In the instant case, plaintiff claims that the NYPD has "a pattern and practice of stopping and detaining African--Americans based on racial profiling." Pl.'s Mem. of Law in Opp'n. to Def.'s Mot. for Summ. J. at 22. In order to demonstrate an obvious need for better supervision, plaintiff cites two studies: (1) Civilian Complaint Review Board, Street Stop Encounter Report: An Analysis of CCRB Complaints Resulting from the New York Police Department's "Stop & Frisk" Practices (June 2001); and (2) Office of the Attorney General of the State of New York, Civil Rights Bureau, New York City Police Department's "Stop & Frisk" Practices: A Report to the People of the State of New York from the Office of the Attorney General (December 1, 1999). These studies support plaintiff's contention that the NYPD may have had a practice of inordinately stopping and searching African--Americans and that this practice was obvious, as it was the subject of numerous complaints.*fn8

Such a practice of racial profiling is clearly unconstitutional. "The Constitution prohibits selective enforcement of the law based on considerations such as race." Whren v. United States, 517 U.S. 806, 813 (1996) (holding that the subjective intentions of police officers in making a stop have no bearing on the constitutionality of the stop and subsequent search.) What is not supported by the record, and has not been briefed by either party, is whether, the NYPD made a meaningful attempt to remedy this practice, if it existed.

Finally, plaintiff must also show a causal connection between the unconstitutional policy and the violation of his rights. City of Oklahoma City v. Tuttle, 471 U.S. 808, 823 (1985). To this end, plaintiff alleges that in line with the NYPD's practice of wrongfully stopping and detaining African--Americans, he was singled out for a pretextual stop, and consequently the arresting and interrogating officers fabricated evidence against him.
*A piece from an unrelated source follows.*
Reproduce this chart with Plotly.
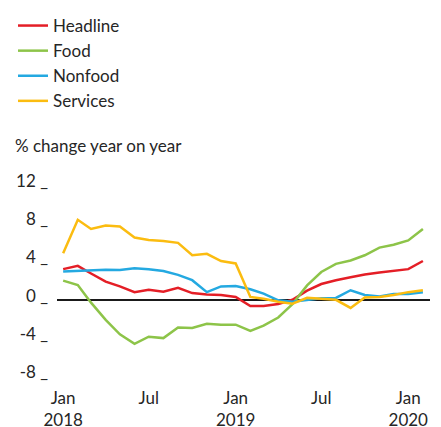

At this point in the proceedings, the court is not capable of drawing the conclusions necessary to determine the unresolved factual issues outlined above. However, plaintiff has provided more than enough proof to create an issue of fact as to the existence of an unconstitutional practice and on the issue of whether this practice caused him harm. Summary judgment on this claim is denied.

6. Qualified Immunity

Donohue, Sepulveda and Gonzalez assert that they are also entitled to summary judgment on the false arrest claim due to qualified immunity. The doctrine of qualified immunity offers protection for "government officials performing discretionary functions . . . from liability for civil damages insofar as their conduct does not violate clearly established statutory or constitutional rights of which a reasonable person would have known." McClellan v. Smith, 439 F.3d 137, 147 (2d Cir. 2006) (quoting Harlow v. Fitzgerald, 457 U.S. 800, 818 (1982)). Government actors are protected if it was 'objectively reasonable' for them to have believed that the challenged act was lawful. Lennon v. Miller, 66 F3d 416, 420 (2d Cir. 1995). Officers are entitled to qualified immunity if as a matter of law if, "the undisputed facts and all permissible inferences favorable to the plaintiff show . . . that officers of reasonable competence could disagree on whether the probable cause test has been met." McClellan, 439 F.3d at 148.

The right not to be arrested without probable cause is clearly established. See Martinez v.Simonetti, 202 F.3d 625, 634 (2d Cir.2000); Lee v. Sandberg, 136 F.3d 94, 102 (2d Cir. 1997); Cook v. Sheldon, 41 F.3d 73, 78 (2d Cir. 1994). What remains at issue is whether the officers have shown 'arguable probable cause'. Lee v. Sandberg, 136 F. 3d at 103. In McClellan v. Smith, the parties posited two very different renderings of the facts. 439 F.3d 137, 140--144 (2d Cir. 2006). The District Court was able to find objective reasonableness as well as potential for reasonable officers to disagree. Id. at 143--144, 149. However, in doing so the District Court relied too heavily on the defendant's version of the facts. In vacating the grant of summary judgment, the Court of Appeals noted that, "resolution of genuine factual issues is inappropriate on motions for summary judgment based on qualified immunity." McClellan v. Smith, 439 F.3d 137, 149 (2d Cir. 2006) (citingCurry v. City of Syracuse, 316 F.3d 324, 337 (2d Cir. 2003)). The court is here presented with a similar divergence of facts. Upon defendants' version of the facts, arguable probable cause is clear. However, relying on plaintiff's version of the facts, a rational jury could conclude that officers of reasonable competence would not be able to find that probable cause existed. While court may be inclined to trust the statements of one party and not the other, it is not the court's role to make such credibility assessments when determining a motion for summary judgment. Thus, genuine issues of material fact preclude judgment as a matter of law on the existence of qualified immunity.

7. Collateral Estoppel

Defendants argue that because plaintiff had a pretrial suppression hearing in which the state court found that defendants had probable cause, the doctrine of collateral estoppel now bars plaintiff from bringing §1983 claims. This argument is meritless. Any appeal of defendant's pretrial hearing outcome would have been premature before the jury's verdict. After acquittal, defendant no longer had the opportunity or incentive to appeal the results of the hearing. He was free, he wanted to "go home and take a nice hot bath." Taylor Dep. at 92. Thus, it cannot be said that he had a "full and fair" opportunity to litigate the issue. A "full and fair" opportunity is an essential element of collateral estoppel in New York. Weiss v. Manfredi, 83 N.Y. 2d 974, 976, 616 N.Y.S. 2d 325, 326 (1994). Without this element, collateral estoppel does not exist and a defense of collateral estoppel fails.*fn9


Defendant's motion for summary judgment is DENIED in part and GRANTED in part as specified above. Because the court has not dismissed all of plaintiff's claims under federal law we need not reach the issue of whether to dismiss his pendant claims for lack of jurisdiction. The parties are hereby instructed to submit a joint pretrial order within 30 days of the date below.